Most recently, The New York Times exposed how the company Clearview amassed more than three billion photos from popular websites such as Facebook, LinkedIn, and Venmo to power its facial recognition app. It didn’t take long for another Buzzfeed to uncover that Clearview was touting a relationship with the NYPD in its promotional materials.
The department denied that it had an “institutional relationship” with Clearview, but a New York Post investigation quickly found that several NYPD officers were running the app on their personal phones. The NYPD eventually conceded that a limited number of officers were allowed to run trial versions of the app. Of course, we still don’t know what controls (if any) the department put in place to prevent abuse, and what it will do with data it collected during these trial periods.
The department’s cavalier approach to monitoring New Yorkers cannot escape regulation any longer. A bill with overwhelming support in the City Council, the Public Oversight of Surveillance Technology Act (POST Act), would bring much needed transparency. It would require the NYPD to make basic disclosures about its surveillance tools and what policies it has in place to protect the privacy of New Yorkers. The bill already has 33 co-sponsors in the 51-member City Council, including Public Advocate Jumaane Williams and Public Safety Chairman Donovan Richards. Supporters are waiting on Speaker Corey Johnson to allow the bill to come up for a vote.
The NYPD has mounted fierce opposition to the POST Act, claiming the legislation would help criminals and endanger lives by forcing the department to give away too much information. But these arguments do not hold up under scrutiny.
The POST Act’s reporting obligations are too general to be a useful roadmap for the bad guys. The bill would not require disclosure of how it uses surveillance tools in specific investigations, or disclosure of where or when it might be used. It would not require disclosure of how someone might avoid it.
It also wouldn’t make the tools any less effective. For example, wiretaps continue to be an important investigative tool despite widespread knowledge of their existence and a strict legal framework governing their use. Why should New Yorkers have fewer protections for their faces than for their landline telephones?

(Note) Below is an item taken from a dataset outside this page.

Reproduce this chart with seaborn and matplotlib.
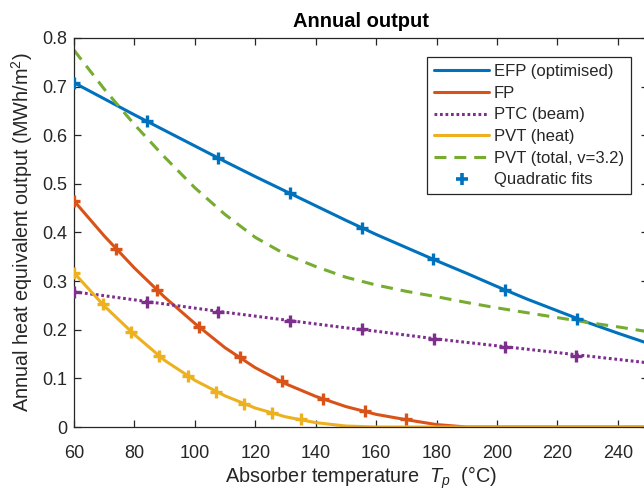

NYPD’s modern surveillance tools, and their related privacy and racial bias concerns, are already well known to the public. From facial recognition technology that cannot reliably identify people of color to Stingray devices that collect cell phone information regardless of a connection to a suspected crime, journalists and lawyers have slowly informed the public about surveillance abuses despite the NYPD’s steadfast resistance to basic transparency.

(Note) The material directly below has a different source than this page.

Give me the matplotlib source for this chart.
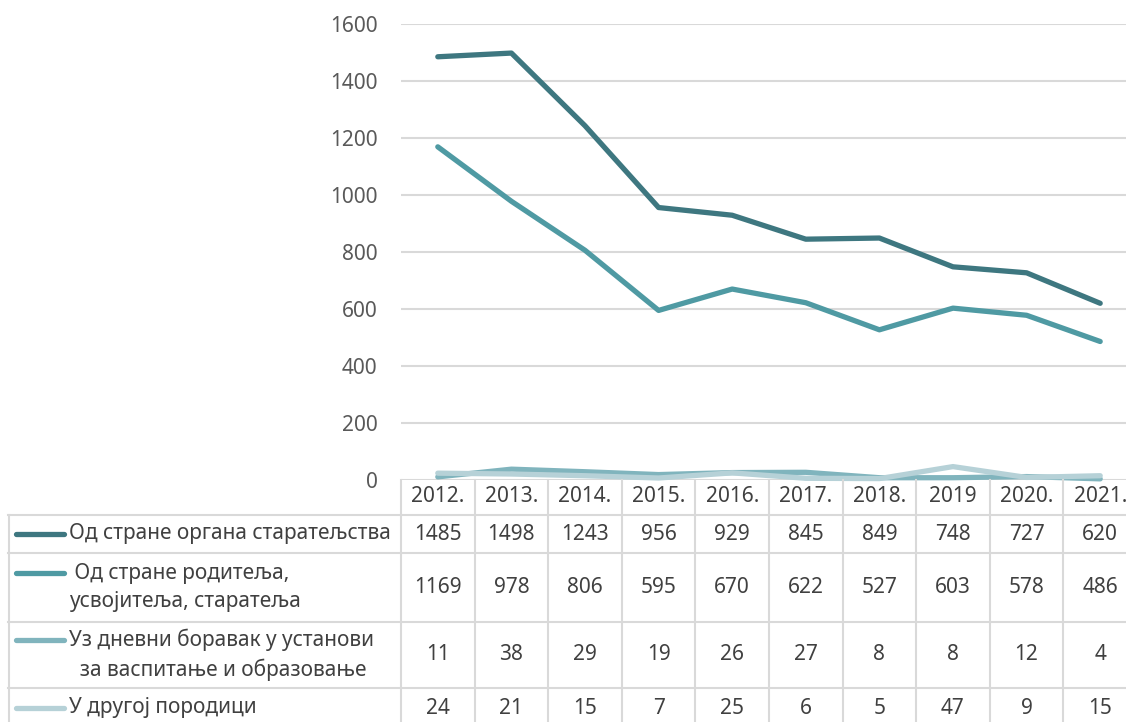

Last year, the Brennan Center published a chart showing the scope of the NYPD’s surveillance arsenal based on publicly available information. This chart tracks the potential impact of each tool and provides links to NYPD policies to the extent they exist. Even this incomplete inventory reveals an expansive network that covers large swaths of New York City, including roads, homes, parks, and even online spaces. It would be difficult for the NYPD’s hypothetical criminal to participate in modern society without coming under the scope of the department’s surveillance apparatus.
Rather than wait for another alarming headline about dystopian surveillance, the POST Act would front-load oversight. It would allow policymakers and community members to have an informed conversation about the rules of the road before the NYPD deploys a new technology. It also would encourage the NYPD to be more thoughtful in how it approaches new surveillance technologies. This approach can help prevent foreseeable harms to individual rights, strengthen community trust, and avoid wasting scarce resources.
When the City Council first debated the POST Act in 2017, it had the opportunity to be a leader – now, it has fallen behind. Cities across the country, including San Francisco, Seattle and Nashville, have all passed laws to hold their police departments accountable. Each of these laws goes further than would be required under the POST Act. In some jurisdictions, police must obtain City Council approval before they can acquire new surveillance tools; a growing number of cities have even passed outright bans of facial recognition technology.
But in New York, when Council member Robert Holden asked the city Department of Information Technology and Telecommunications whether the NYPD uses facial recognition, a widely reported fact, a representative said the department did not know.
It doesn’t have to be this way. We need 21st century oversight of 21st century policing. Every day the City Council waits to pass the POST Act is a gamble for the civil rights and civil liberties of New Yorkers. The POST Act’s basic transparency reporting is needed to ensure that New York remains a strong local democracy that respects the constitution and the rule of law.